*OBJECTIVE*. Output the full listing below exactly as it reads, and skip anything that is a picture.

*DATA SEGMENT*.

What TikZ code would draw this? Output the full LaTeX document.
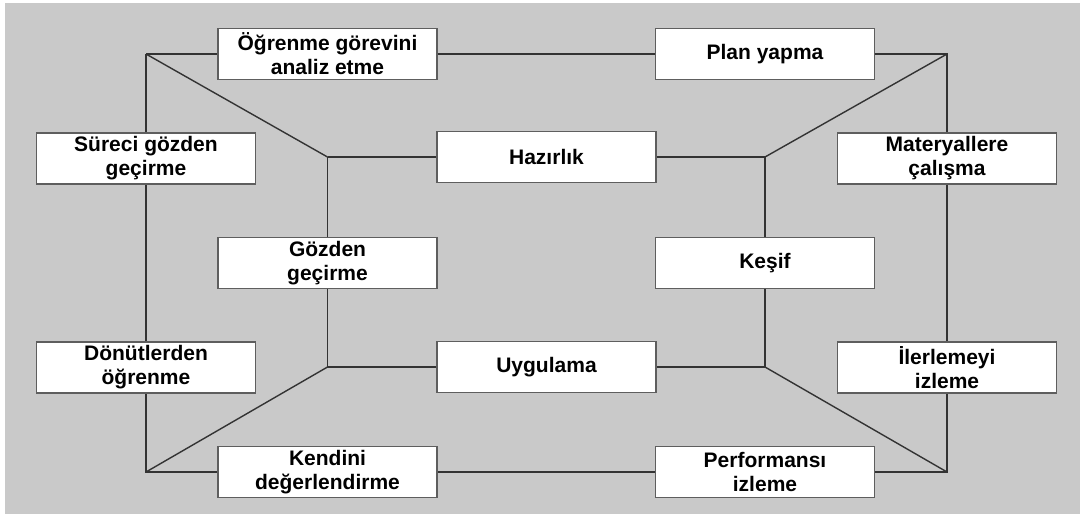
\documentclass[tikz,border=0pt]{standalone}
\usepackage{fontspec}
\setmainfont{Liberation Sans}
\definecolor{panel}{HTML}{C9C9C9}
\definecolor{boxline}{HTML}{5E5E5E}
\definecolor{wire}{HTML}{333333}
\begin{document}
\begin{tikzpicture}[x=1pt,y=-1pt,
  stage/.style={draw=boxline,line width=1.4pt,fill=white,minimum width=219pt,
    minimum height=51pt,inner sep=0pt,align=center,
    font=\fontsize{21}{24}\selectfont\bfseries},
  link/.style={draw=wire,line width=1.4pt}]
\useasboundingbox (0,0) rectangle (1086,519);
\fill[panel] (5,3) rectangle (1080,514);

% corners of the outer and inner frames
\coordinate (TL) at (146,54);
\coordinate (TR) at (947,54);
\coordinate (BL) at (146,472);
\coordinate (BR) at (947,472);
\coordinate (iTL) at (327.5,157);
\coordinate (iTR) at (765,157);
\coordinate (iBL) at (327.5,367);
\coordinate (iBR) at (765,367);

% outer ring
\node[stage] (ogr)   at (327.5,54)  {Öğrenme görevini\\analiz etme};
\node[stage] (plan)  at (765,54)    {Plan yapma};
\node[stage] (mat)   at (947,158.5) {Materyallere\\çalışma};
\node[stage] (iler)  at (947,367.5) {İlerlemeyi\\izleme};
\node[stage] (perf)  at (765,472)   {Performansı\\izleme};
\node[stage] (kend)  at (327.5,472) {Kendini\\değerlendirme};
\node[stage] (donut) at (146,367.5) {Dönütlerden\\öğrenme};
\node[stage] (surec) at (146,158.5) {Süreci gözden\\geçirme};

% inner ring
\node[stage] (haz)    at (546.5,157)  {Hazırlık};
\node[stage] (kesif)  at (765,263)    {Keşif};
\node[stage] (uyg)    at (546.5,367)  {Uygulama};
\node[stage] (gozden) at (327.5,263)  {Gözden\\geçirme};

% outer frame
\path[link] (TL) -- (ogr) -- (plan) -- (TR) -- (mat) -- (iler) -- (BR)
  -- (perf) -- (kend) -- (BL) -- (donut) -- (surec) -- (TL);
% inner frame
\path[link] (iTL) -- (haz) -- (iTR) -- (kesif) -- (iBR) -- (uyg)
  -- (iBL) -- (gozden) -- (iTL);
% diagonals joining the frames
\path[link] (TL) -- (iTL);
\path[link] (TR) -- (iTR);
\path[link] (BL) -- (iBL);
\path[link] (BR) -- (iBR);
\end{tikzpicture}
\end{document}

*TASK OUTPUT*.
What TikZ code would draw this? Output the full LaTeX document.
\documentclass[tikz,border=0pt]{standalone}
\usepackage{fontspec}
\setmainfont{Liberation Sans}
\definecolor{panel}{HTML}{C9C9C9}
\definecolor{boxline}{HTML}{5E5E5E}
\definecolor{wire}{HTML}{333333}
\begin{document}
\begin{tikzpicture}[x=1pt,y=-1pt,
  stage/.style={draw=boxline,line width=1.4pt,fill=white,minimum width=219pt,
    minimum height=51pt,inner sep=0pt,align=center,
    font=\fontsize{21}{24}\selectfont\bfseries},
  link/.style={draw=wire,line width=1.4pt}]
\useasboundingbox (0,0) rectangle (1086,519);
\fill[panel] (5,3) rectangle (1080,514);

% corners of the outer and inner frames
\coordinate (TL) at (146,54);
\coordinate (TR) at (947,54);
\coordinate (BL) at (146,472);
\coordinate (BR) at (947,472);
\coordinate (iTL) at (327.5,157);
\coordinate (iTR) at (765,157);
\coordinate (iBL) at (327.5,367);
\coordinate (iBR) at (765,367);

% outer ring
\node[stage] (ogr)   at (327.5,54)  {Öğrenme görevini\\analiz etme};
\node[stage] (plan)  at (765,54)    {Plan yapma};
\node[stage] (mat)   at (947,158.5) {Materyallere\\çalışma};
\node[stage] (iler)  at (947,367.5) {İlerlemeyi\\izleme};
\node[stage] (perf)  at (765,472)   {Performansı\\izleme};
\node[stage] (kend)  at (327.5,472) {Kendini\\değerlendirme};
\node[stage] (donut) at (146,367.5) {Dönütlerden\\öğrenme};
\node[stage] (surec) at (146,158.5) {Süreci gözden\\geçirme};

% inner ring
\node[stage] (haz)    at (546.5,157)  {Hazırlık};
\node[stage] (kesif)  at (765,263)    {Keşif};
\node[stage] (uyg)    at (546.5,367)  {Uygulama};
\node[stage] (gozden) at (327.5,263)  {Gözden\\geçirme};

% outer frame
\path[link] (TL) -- (ogr) -- (plan) -- (TR) -- (mat) -- (iler) -- (BR)
  -- (perf) -- (kend) -- (BL) -- (donut) -- (surec) -- (TL);
% inner frame
\path[link] (iTL) -- (haz) -- (iTR) -- (kesif) -- (iBR) -- (uyg)
  -- (iBL) -- (gozden) -- (iTL);
% diagonals joining the frames
\path[link] (TL) -- (iTL);
\path[link] (TR) -- (iTR);
\path[link] (BL) -- (iBL);
\path[link] (BR) -- (iBR);
\end{tikzpicture}
\end{document}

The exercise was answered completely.